Customer Conversations are Worth Their Weight In Gold
by Linda Sharp
customer conversations
Focused conversations uncover real customer needs
The most important thing to remember during difficult economic conditions is to stay close to customers. Now more than ever, your customers, whether external or internal, need you to pay attention and show that you care. One of the best ways to do that is through the art of conversation. Over the past few years, we have seen many organizations rely increasingly on online survey methods to solicit feedback from their customers and employees. While relatively inexpensive and easy to use, technology cannot substitute for conversations. Surveys can give us plenty of data, but they are also static and often miss the real motivation and meaning behind the feedback. A focused conversation is how we find out what is really going on with customers and what they need to feel more satisfied and be more successful.

Relationships are golden
The advantage of a real-time conversation is two-fold: 1) it complements the customer feedback received from online surveys and other data gathering methods to make it more actionable and 2) it helps us deepen the customer relationship. Relationships are golden. When we have real relationships with our customers they are more likely to give us the benefit of the doubt, help us out when needed and stay with us when times are tough.

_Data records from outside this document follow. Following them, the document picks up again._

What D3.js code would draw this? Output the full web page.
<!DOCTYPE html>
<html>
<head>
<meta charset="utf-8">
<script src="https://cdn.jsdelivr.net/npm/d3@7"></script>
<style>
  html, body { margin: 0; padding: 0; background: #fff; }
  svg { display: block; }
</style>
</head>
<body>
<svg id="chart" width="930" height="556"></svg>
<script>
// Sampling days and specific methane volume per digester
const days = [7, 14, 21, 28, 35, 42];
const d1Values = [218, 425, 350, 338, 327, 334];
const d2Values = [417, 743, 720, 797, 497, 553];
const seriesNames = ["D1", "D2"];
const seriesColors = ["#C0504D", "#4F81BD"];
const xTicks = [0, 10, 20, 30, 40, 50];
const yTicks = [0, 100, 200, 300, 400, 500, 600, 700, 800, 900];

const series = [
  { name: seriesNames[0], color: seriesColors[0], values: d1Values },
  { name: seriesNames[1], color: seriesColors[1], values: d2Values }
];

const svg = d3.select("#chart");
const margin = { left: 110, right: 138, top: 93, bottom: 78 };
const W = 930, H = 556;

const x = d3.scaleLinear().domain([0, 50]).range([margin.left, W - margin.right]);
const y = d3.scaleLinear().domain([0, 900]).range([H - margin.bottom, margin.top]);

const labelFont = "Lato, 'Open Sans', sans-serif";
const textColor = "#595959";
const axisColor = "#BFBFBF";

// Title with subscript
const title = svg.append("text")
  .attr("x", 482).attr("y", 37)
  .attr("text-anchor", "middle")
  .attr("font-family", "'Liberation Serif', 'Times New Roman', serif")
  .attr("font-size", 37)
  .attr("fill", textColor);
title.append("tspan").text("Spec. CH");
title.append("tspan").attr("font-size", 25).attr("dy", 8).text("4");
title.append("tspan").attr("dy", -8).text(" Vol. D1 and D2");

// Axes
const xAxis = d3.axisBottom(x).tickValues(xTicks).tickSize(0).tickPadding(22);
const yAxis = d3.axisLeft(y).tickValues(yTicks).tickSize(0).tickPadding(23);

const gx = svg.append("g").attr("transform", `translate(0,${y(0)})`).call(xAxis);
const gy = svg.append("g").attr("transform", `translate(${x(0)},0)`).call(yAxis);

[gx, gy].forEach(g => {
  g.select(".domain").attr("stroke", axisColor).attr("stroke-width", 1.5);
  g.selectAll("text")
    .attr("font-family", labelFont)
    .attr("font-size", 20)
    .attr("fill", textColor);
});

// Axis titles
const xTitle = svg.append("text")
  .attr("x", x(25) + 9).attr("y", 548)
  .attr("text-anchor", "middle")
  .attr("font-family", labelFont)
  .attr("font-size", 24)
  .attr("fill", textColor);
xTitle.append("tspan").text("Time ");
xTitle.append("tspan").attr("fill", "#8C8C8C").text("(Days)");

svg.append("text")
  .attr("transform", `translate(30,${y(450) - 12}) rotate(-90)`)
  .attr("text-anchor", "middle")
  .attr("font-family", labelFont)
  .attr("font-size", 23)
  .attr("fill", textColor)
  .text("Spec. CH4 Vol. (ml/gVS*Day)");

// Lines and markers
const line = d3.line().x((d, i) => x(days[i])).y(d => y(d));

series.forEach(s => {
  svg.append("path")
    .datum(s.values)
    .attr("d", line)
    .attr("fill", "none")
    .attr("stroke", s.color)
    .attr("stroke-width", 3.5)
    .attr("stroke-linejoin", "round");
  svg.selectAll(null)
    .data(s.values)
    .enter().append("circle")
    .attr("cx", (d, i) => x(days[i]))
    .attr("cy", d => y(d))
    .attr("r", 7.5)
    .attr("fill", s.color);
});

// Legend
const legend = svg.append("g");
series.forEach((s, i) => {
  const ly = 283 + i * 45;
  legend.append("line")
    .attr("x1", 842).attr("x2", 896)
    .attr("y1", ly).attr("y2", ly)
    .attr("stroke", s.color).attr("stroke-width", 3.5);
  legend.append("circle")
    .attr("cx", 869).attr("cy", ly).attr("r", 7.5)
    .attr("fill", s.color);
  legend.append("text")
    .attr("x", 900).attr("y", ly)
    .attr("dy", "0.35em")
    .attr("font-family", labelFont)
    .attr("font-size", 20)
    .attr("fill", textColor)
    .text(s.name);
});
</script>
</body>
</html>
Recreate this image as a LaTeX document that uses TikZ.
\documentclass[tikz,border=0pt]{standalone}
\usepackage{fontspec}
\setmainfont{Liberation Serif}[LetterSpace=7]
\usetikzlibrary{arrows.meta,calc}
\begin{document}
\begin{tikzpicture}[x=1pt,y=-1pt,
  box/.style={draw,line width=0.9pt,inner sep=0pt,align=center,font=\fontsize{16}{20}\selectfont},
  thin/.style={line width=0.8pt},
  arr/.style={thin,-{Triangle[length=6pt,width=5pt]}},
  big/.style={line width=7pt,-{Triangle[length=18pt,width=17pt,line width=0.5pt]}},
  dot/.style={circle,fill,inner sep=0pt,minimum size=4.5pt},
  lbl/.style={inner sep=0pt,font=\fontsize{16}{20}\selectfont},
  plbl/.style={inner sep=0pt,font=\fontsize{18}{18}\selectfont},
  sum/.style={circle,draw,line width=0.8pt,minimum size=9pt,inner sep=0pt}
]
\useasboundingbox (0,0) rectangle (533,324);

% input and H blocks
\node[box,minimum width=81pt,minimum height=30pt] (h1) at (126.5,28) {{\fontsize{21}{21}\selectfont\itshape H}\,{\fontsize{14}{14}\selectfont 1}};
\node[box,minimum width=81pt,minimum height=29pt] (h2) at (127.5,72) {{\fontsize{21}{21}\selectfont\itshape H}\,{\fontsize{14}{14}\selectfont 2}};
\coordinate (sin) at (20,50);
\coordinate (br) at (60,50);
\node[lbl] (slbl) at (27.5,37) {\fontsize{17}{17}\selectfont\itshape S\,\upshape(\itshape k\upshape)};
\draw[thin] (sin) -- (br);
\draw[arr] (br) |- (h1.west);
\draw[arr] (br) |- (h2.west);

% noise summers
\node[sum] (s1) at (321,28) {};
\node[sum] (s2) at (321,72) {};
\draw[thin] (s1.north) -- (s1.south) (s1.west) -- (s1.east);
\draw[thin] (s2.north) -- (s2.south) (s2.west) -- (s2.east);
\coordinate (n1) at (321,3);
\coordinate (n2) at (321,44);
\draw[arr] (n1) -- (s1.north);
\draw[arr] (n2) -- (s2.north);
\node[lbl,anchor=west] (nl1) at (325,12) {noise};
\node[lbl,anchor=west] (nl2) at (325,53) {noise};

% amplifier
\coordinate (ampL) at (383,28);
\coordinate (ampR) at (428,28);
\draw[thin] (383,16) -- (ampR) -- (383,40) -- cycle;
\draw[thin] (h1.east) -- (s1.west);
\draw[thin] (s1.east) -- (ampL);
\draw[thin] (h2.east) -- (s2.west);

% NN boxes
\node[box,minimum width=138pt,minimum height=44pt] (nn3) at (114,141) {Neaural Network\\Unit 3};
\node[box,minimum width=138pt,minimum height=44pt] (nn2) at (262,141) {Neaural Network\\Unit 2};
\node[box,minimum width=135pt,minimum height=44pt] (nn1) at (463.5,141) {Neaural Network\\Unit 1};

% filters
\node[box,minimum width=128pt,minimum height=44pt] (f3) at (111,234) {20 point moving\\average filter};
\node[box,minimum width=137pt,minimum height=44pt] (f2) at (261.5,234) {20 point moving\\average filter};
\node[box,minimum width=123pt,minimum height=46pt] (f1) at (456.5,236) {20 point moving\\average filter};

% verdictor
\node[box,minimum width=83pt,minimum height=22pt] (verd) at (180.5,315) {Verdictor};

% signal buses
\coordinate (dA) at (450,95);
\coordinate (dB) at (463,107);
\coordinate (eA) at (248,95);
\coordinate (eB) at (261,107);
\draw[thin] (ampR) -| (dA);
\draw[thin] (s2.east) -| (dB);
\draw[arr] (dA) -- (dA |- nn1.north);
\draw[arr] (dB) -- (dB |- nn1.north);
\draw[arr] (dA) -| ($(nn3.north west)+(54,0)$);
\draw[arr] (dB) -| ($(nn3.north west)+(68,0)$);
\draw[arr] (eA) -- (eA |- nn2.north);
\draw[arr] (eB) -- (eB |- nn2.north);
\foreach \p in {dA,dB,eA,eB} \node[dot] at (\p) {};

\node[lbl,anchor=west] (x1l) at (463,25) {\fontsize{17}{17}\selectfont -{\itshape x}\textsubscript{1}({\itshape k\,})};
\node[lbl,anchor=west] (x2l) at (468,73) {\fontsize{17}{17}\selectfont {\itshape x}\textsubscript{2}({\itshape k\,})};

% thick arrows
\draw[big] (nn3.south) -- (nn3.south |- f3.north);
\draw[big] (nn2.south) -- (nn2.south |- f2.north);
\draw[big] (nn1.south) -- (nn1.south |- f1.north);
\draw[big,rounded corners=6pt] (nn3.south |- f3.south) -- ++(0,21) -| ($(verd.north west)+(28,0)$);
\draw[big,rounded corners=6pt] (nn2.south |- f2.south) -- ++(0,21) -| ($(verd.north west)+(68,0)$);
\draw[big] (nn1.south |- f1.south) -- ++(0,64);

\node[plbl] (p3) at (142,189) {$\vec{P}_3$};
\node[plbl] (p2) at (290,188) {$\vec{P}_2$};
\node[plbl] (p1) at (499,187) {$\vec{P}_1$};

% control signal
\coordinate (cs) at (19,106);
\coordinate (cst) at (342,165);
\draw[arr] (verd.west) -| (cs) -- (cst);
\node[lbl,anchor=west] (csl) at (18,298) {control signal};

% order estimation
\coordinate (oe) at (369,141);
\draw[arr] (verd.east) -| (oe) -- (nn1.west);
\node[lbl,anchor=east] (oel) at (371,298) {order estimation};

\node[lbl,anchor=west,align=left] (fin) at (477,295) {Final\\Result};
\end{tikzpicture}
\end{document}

Focused customer conversations need thoughtful planning, careful listening and analyses, and good follow-through. When planning conversations with your internal or external customers, here are some tips to help you get what you need to build positive, productive relationships:

► Generate opportunities for frequent conversations. Rather than relying on annual (or even less frequent) customer satisfaction surveys, list the most critical interactions your organization has with customers throughout the year. Also, develop the questions you would like customers to answer and parse them out in focused conversations over the course of time as you engage in each of your critical interactions. Keep a record of those conversations so you can begin to see patterns or trends in the feedback.
 
► Coordinate research efforts across your organization. To better leverage your resources and avoid duplication of effort, we recommend that you plan and orchestrate the research your organization does with customers so that all departments can benefit from the insights gained. Develop research standards that managers and departments can agree to, including whom you should target, what questions are important, how you will analyze and distribute the feedback.
 
► Balance quantitative data with qualitative data. According to a study referenced by Gartner Group, 95% of companies collected customer feedback, but few did anything with it. The study showed that only 50% alerted their staffs, 30% used the insight gained, only 10% made improvements, and a mere 5% told their customers of the change they made. When you ask for feedback, be prepared to act. Share the insights that you gained and your plans for changes you will make as a result of the feedback. Solutions may involve clarifying roles and responsibilities, redesigning work processes, skill building training for employees, developing new products or services, improving communication or partnering more closely with others. If you don't act, it could be worse than not asking in the first place.
 
► Take action on the feedback you receive. According to a study referenced by Gartner Group, 95% of companies collected customer feedback, but few did anything with it. The study showed that only 50% alerted their staffs, 30% used the insight gained, only 10% made improvements, and a mere 5% told their customers of the change they made. When you ask for feedback, be prepared to act. Share the insights that you gained and your plans for changes you will make as a result of the feedback. Solutions may involve clarifying roles and responsibilities, redesigning work processes, skill building training for employees, developing new products or services, improving communication or partnering more closely with others. If you don't act, it could be worse than not asking in the first place.
 
► Ask Why-again and again. Most research questions focus on whom, what and how. Asking top priority customers to tell you "WHY" brings more nuance, meaning, and intelligence to the delivery of your products and services. Here are a few key areas of questioning that you will want to include in your conversations. Be sure to follow up their answers with "Why" to learn even more!
  • What customer outreach/communication efforts do your customers appreciate most during these challenging times?
  • How can you make it easier for your customers to do business with you?
  • What are your customers most concerned about? What opportunities or plans do they have for enhancing their offerings to their customers?
  • What do your customers need and want? What do they value enough in your offering to keep them from cutting back or taking their business elsewhere?
The answers to WHY will let you know where you stand with customers and will help you determine what to deliver in order to strengthen your relationships. These critical findings will also give you the nuance you need to differentiate your product/service in the marketplace. By committing to understanding WHY, you increase the likelihood customers will continue to do business with you. Even in challenging times.